Preheat the oven to 350F. To make the cake, beat the butter and sugar in the bowl of a large bowl - if possible in a stand mixer fitted with the paddle blade - on high speed for about 3 minutes, until light and fluffy. Beat in the eggs, one at a time, and the vanilla, scraping down the bowl as you need to.


In a small bowl or measuring cup, stir together the buttermilk, milk and red food colouring. In a medium bowl, stir together the flour, cocoa, baking powder, baking soda and salt. On low speed, add the flour in 3 additions, alternating with the milk mixture in 2 additions, beginning and ending with the flour. You'll have to scrape down the bowl a lot, and I covered the top of the mixer with a tea towel to prevent ingredient spray all over the kitchen walls.

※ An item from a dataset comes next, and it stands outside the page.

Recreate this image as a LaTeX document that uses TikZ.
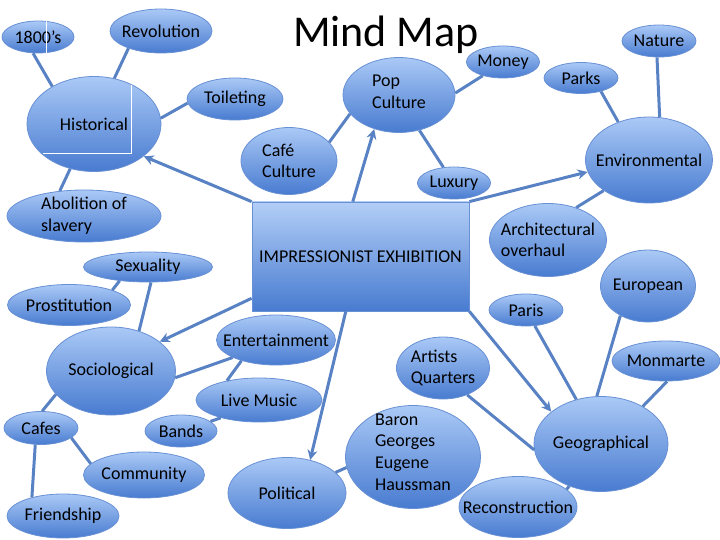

Spray three 8" or 9" round cake pans with nonstick spray, and spread between 3/4 and 1 cup of batter evenly over the bottom of each. Bake for about 12 minutes, until springy to the touch and the sides are starting to pull away from the sides of the pan.


Let them cook for a minute or two before inverting the cakes out onto your hand and then onto a wire rack to cool. Wipe out the pans with paper towels, re-spray and repeat. I got 4 batches, for 12 layers.


To make the frosting, beat the butter and cream cheese until fluffy and smooth; add about a third of the icing sugar, the vanilla and a splash of the water and beat until smooth. On low speed, add another third of the icing sugar, and then the rest, adding more water as you need it to achieve a soft, spreadable frosting. (Ensure it's not so soft as to squish out the sides of the layers, though.)


Once the cake layers are completely cooled, start stacking them, frosting in between. I used not quite as much frosting as I would between traditional cake layers - go for peanut butter thickness to the thickness of the cakes themselves. Once you stack them all, frost the outside of the cake. Voila!